Tidak sedikit yang menilai, kelompok ekstrem kanan Israel terus menggencarkan upaya untuk mengubah status quo, meskipun Perdana Menteri Benjamin Netanyahu sudah menegaskan bahwa pihaknya tidak akan menganggu gugat status quo.
"Perdana Menteri Benjamin Netanyahu berkomitmen untuk secara tegas mempertahankan status quo, tanpa perubahan, di Temple Mount," ungkap pernyataan dari kantor perdana menteri Israel seperti dikutip dari kantor berita Anadolu, Rabu (4/1).
Bagi warga Palestina, masalah seputar kendali dan akses keamanan oleh Israel seringkali menjadi sumber ketegangan dan berpotensi memicu konflik mematikan.
Kunjungan Kontroversial Menteri Israel
Pekan lalu, Menteri Keamanan Nasional Israel Itamar Ben-Gvir melakukan kunjungan kontroversial ke Kompleks Masjid Al Aqsa.
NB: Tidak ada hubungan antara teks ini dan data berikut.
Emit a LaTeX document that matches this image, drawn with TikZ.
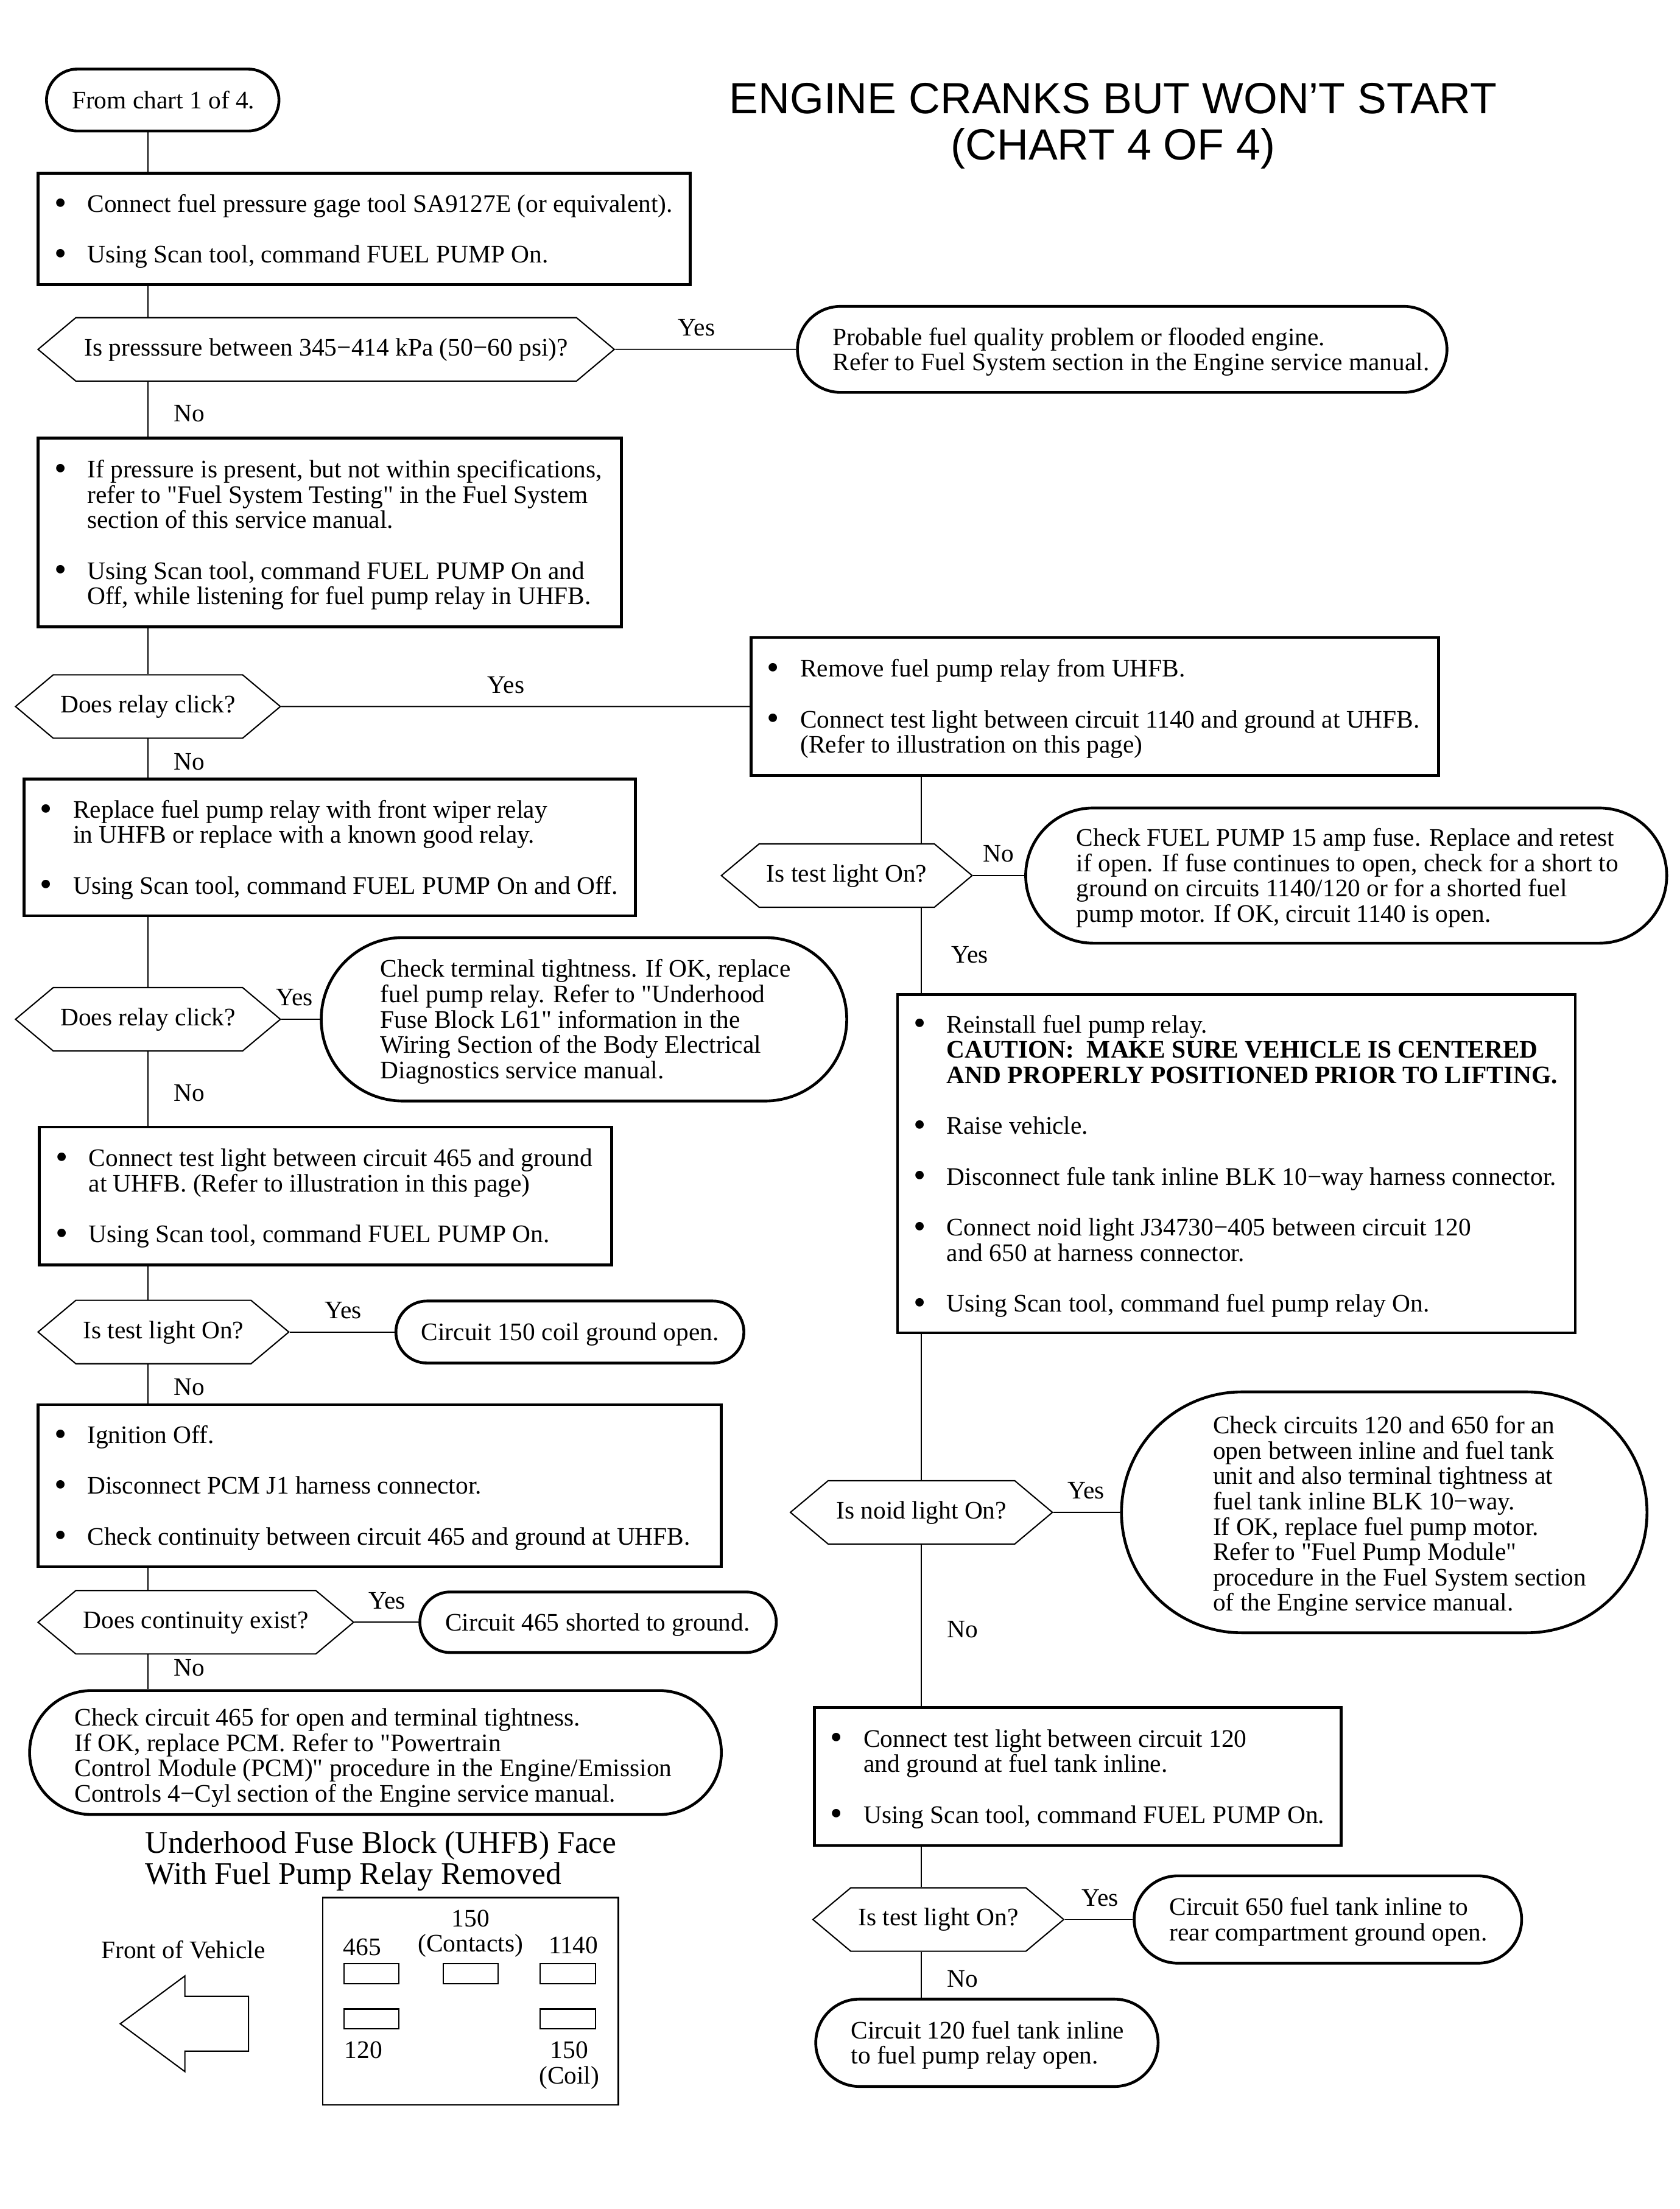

Ben-Gvir adalah agitator sayap kanan yang pernah dihukum atas hasutan rasis anti-Palestina.
Terlepas dari latar belakang politiknya, dia mengatakan kepada para pendukungnya bahwa kunjungannya adalah untuk mengangkat isu kebebasan beragama. Ironi, karena sebelumnya ia menyerukan perubahan status quo yang telah berlangsung puluhan tahun.
Kunjungan Ben-Gvir kemudian mengundang kecaman internasional. Sekutu utama Israel, Amerika Serikat, menegaskan bahwa setiap upaya perubahan status quo tidak dapat diterima.